If, like me, you have wide musical tastes but aren't completely averse to electronica, buy it. Then listen to it. Then listen to it again. Maybe once more. Then you'll see what I mean - it's big, it's scary, it's damn complicated and it's an absolute masterpeice.

Jon

The best album ever I kid ye not!5
Ok so here I am saying how this is my favourite album ever etc etc well I know that doesn't mean much (though p'raps a little?!) to you but this album - it's just so amazingly good! If you've heard any of Amon Tobin's other albums, then this serves as a mediator in style as it does chronologically: the manic, furious breaks and production from Bricolage feature prominently yet the depth and tone of Supermodified are also apparent but, generally, the album has more in common with the excellent but ultimately inferior Bricolage album of 1997. Permutations is very accessible and since hearing it loads (well a few!) of friends have bought it for whom Tobin is not a typical music taste.
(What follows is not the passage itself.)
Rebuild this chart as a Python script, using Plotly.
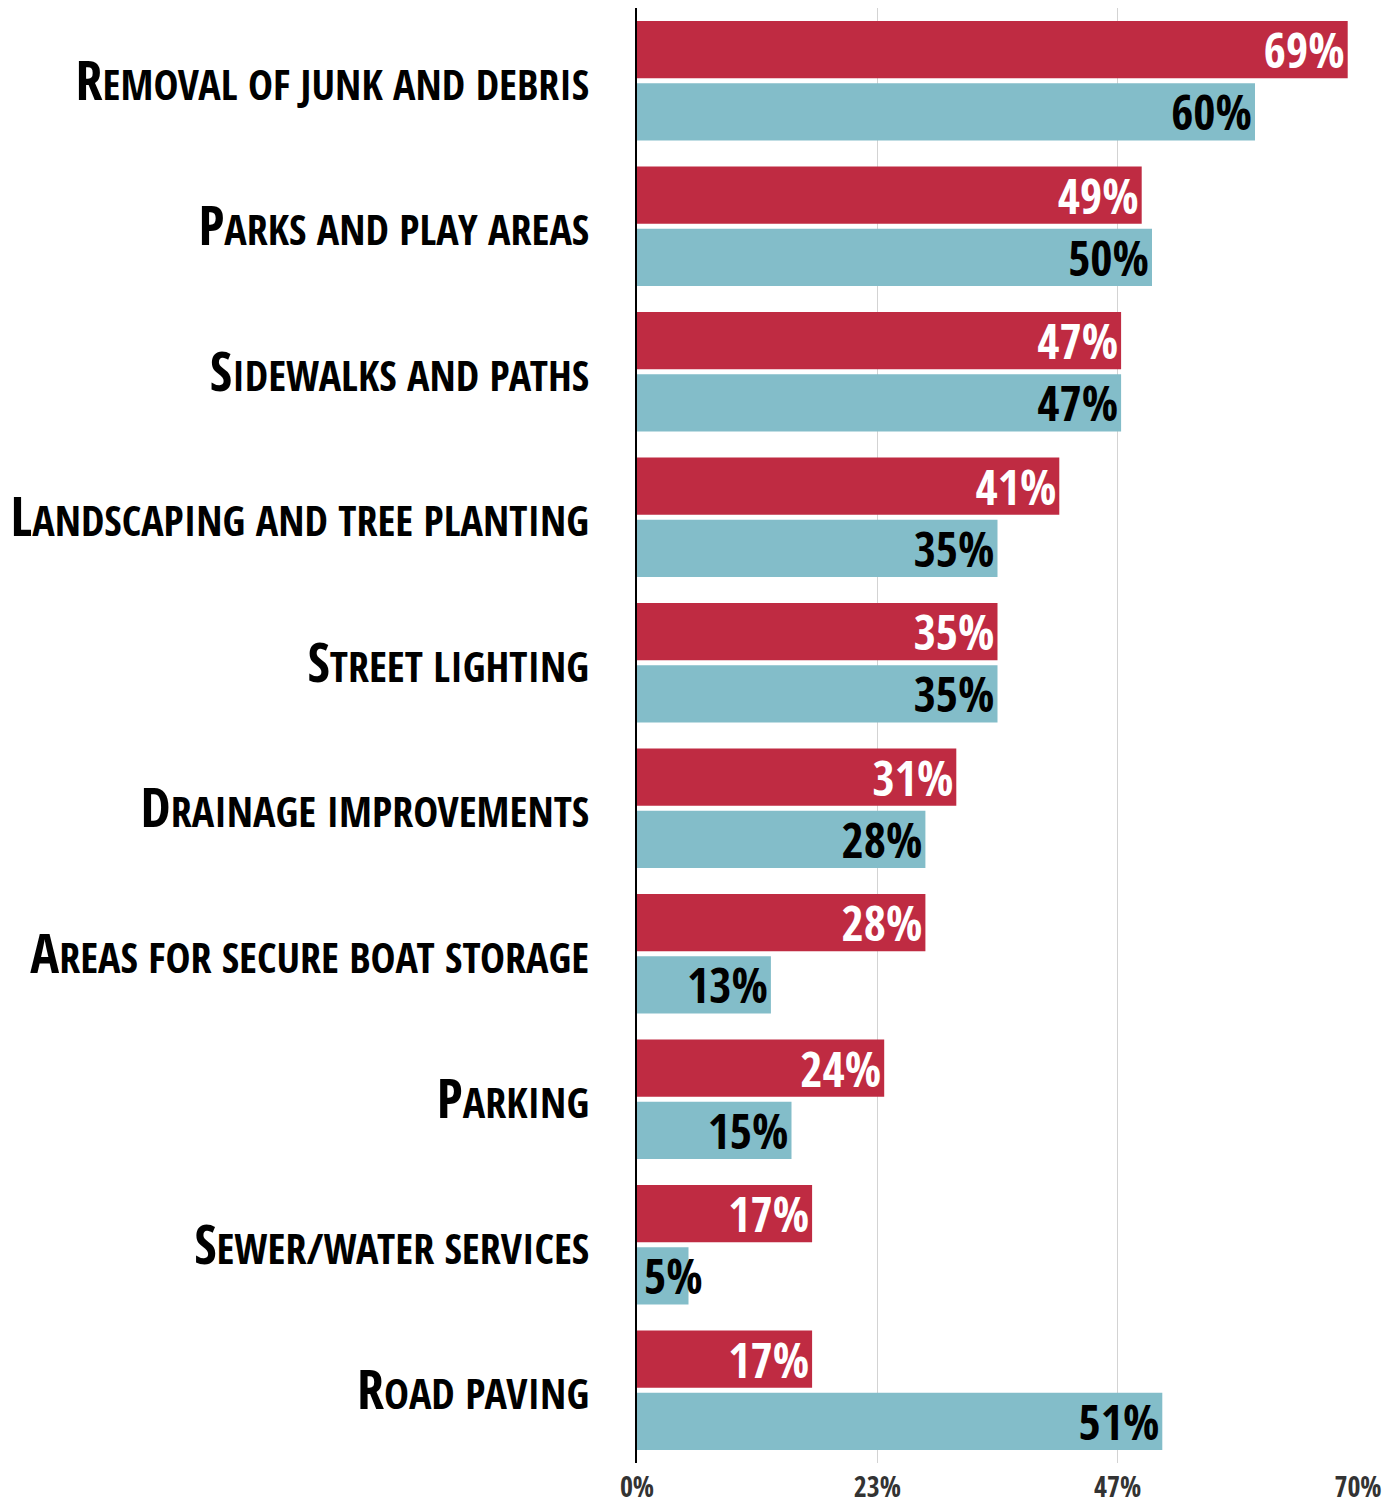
import plotly.graph_objects as go

# Survey: share of respondents naming each improvement as a priority
categories = [
    "Removal of junk and debris",
    "Parks and play areas",
    "Sidewalks and paths",
    "Landscaping and tree planting",
    "Street lighting",
    "Drainage improvements",
    "Areas for secure boat storage",
    "Parking",
    "Sewer/water services",
    "Road paving",
]
series_red = [69, 49, 47, 41, 35, 31, 28, 24, 17, 17]
series_teal = [60, 50, 47, 35, 35, 28, 13, 15, 5, 51]

tick_vals = [0, 70 / 3, 140 / 3, 70]
tick_text = ["0%", "23%", "47%", "70%"]

RED = "#BF2B42"
TEAL = "#83BDC9"
FONT = "Open Sans Condensed"
VALUE_SIZE = 48
NARROW = 8  # bars shorter than this get their label starting at the base


def small_caps(label, small=42):
    # first letter full size, the rest as small capitals
    return f"{label[0]}<span style='font-size:{small}px'>{label[1:].upper()}</span>"


labels = [small_caps(c) for c in categories]


def bar_text(values):
    return [f"{v}%" if v >= NARROW else "" for v in values]


fig = go.Figure()
fig.add_trace(go.Bar(
    y=labels, x=series_red, orientation="h", marker=dict(color=RED, line=dict(width=0)),
    text=bar_text(series_red), textposition="inside", insidetextanchor="end",
    constraintext="none", textangle=0,
    textfont=dict(family=FONT, size=VALUE_SIZE, weight="bold", color="white"),
    hoverinfo="skip", showlegend=False,
))
fig.add_trace(go.Bar(
    y=labels, x=series_teal, orientation="h", marker=dict(color=TEAL, line=dict(width=0)),
    text=bar_text(series_teal), textposition="inside", insidetextanchor="end",
    constraintext="none", textangle=0,
    textfont=dict(family=FONT, size=VALUE_SIZE, weight="bold", color="black"),
    hoverinfo="skip", showlegend=False,
))

# labels for very short bars start at the bar base and run past its end
for series, yshift, color in ((series_red, 31, "white"), (series_teal, -31, "black")):
    for lab, v in zip(labels, series):
        if v < NARROW:
            fig.add_annotation(
                x=0, y=lab, xref="x", yref="y", text=f"{v}%", showarrow=False,
                xanchor="left", yanchor="middle", xshift=5, yshift=yshift,
                font=dict(family=FONT, size=VALUE_SIZE, weight="bold", color=color),
            )

fig.update_layout(
    width=1398, height=1509,
    margin=dict(l=637, r=40, t=8, b=46),
    barmode="group", bargap=0.143, bargroupgap=0.08,
    plot_bgcolor="white", paper_bgcolor="white",
)
fig.update_xaxes(
    range=[0, 70], tickvals=tick_vals, ticktext=tick_text,
    showgrid=True, gridcolor="#d3d3d3", gridwidth=1, zeroline=False,
    tickfont=dict(family=FONT, size=28, weight="bold", color="#333333"),
    ticks="", ticklabelstandoff=5, automargin=False,
)
fig.update_yaxes(
    autorange="reversed", showgrid=False, zeroline=False,
    showline=True, linecolor="black", linewidth=2,
    tickfont=dict(family=FONT, size=54, color="black"),
    ticks="", ticklabelstandoff=35, automargin=False,
)
fig.write_html("out.html")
However, this aspect detracts absolutely nothing form the musical mastery and ingenuity of the album which is unequalled. It is, overall, a predominantly dark, innovative jazz-breakbeat fusion with no weak tracks and moreover that quality where as you listen to each track, you feel sure that that one has to be the best on the album - until you listen to the next track which sounds even better! If you are still unsure about it, just click on buy and if you somehow manage not to love it to bits then you can always take it back - only that won't happen! Standout tracks for me, if pushed, are Sultan Drops, Reanimator and Nightlife - which commences with a fairy-tale like ambience (not without enigma though!) which is suddenly cut short by a striking discord - (getting darker!) - then the fairy-tale tune again, then the introduction and eventual consumption of the epic track by increasingly dense breakbeats. Ok so now I'm confusing you but listen for yourself you WILL comprendez! One final warning: once heard you will enter Tobin's fantastic world and have to acquire his other two breathtaking albums, but fear not for you wont be disappointed.